Gene’s Predicting Mental Illness

Monday Open Mic – ask a Question

Question :


What’s your personal belief that species and mental disorders are linked??? Eg Neanderthal, Denisovan etc.

Answer:


TL:DR We know some DNA is a direct marker, while other DNA is just a warning/ caution.

There is some good correlative evidence that having certain DNA segments increases the risk of various mental disorders. Some of those DNA segments are unique to Denisovan, Neanderthal and other sub species of human.
* We are going to use “sub species” to refer to other kinds of humans DNA such as Denisovan, Neanderthal etc.

Correlation is not causation.

There are more DNA segments that are not sub species specific that are correlated more strongly with increased risk of mental illness when compared to the correlations linked to sub species.

For DNA that has a strong correlation to mental ill health, the next important question needs to focus on mechanism for why this impacts your mental health and are there compensatory genes that offset a “bad” gene. For example, if you have a gene that interferes with zinc absorption, that could be bad for your health, however you might have another gene that increases zinc absorption, mitigating or protecting you from that first DNA sequence.
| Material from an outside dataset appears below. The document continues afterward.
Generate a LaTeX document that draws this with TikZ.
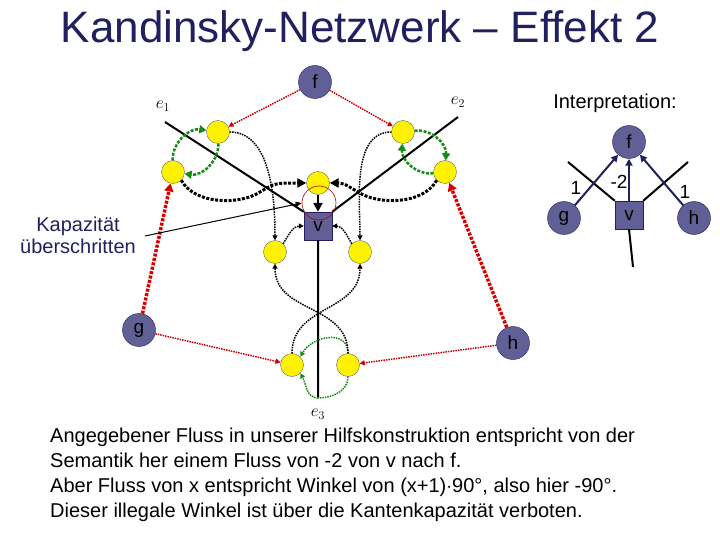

This is interaction of multiple genes affecting the absorption, production, or resistance to certain things is why a single gene is indicative of risk only, not a 100% certainty.

We know that for people who need mental health medication (SSRI, SNRI, antipsychotics, ADHD meds etc) the ability to metabolise the medicine is directly connected to the p450 gene cluster. This controls the production of a list of about 30 enzymes, where 6 enzymes are responsible for the metabolism of about 90% of medications. Fort most mental health meds. The enzymes CYP-2D6 and CYP-2C19 are REALLY important. Most white people (90%) have good expression of these enzymes, so medication generally works as expected. As many as 61% of Algerians [LINK] have “non-normal” (!) presentations of CYP-2D6 and thus likely won’t absorb medications as expected. You can have no enzyme (can’t metabolise), regular, extra (fast metaboliser) or over supply (hyper metaboliser). This sequence is not related to any sub species variants of humans and is far more likely to affect your mental health.

! – It is important to recognise that Western Medicine is “normalised” for mostly Northern European genes. Normal for Algeria is going to be quite different from that medical default of “normal”.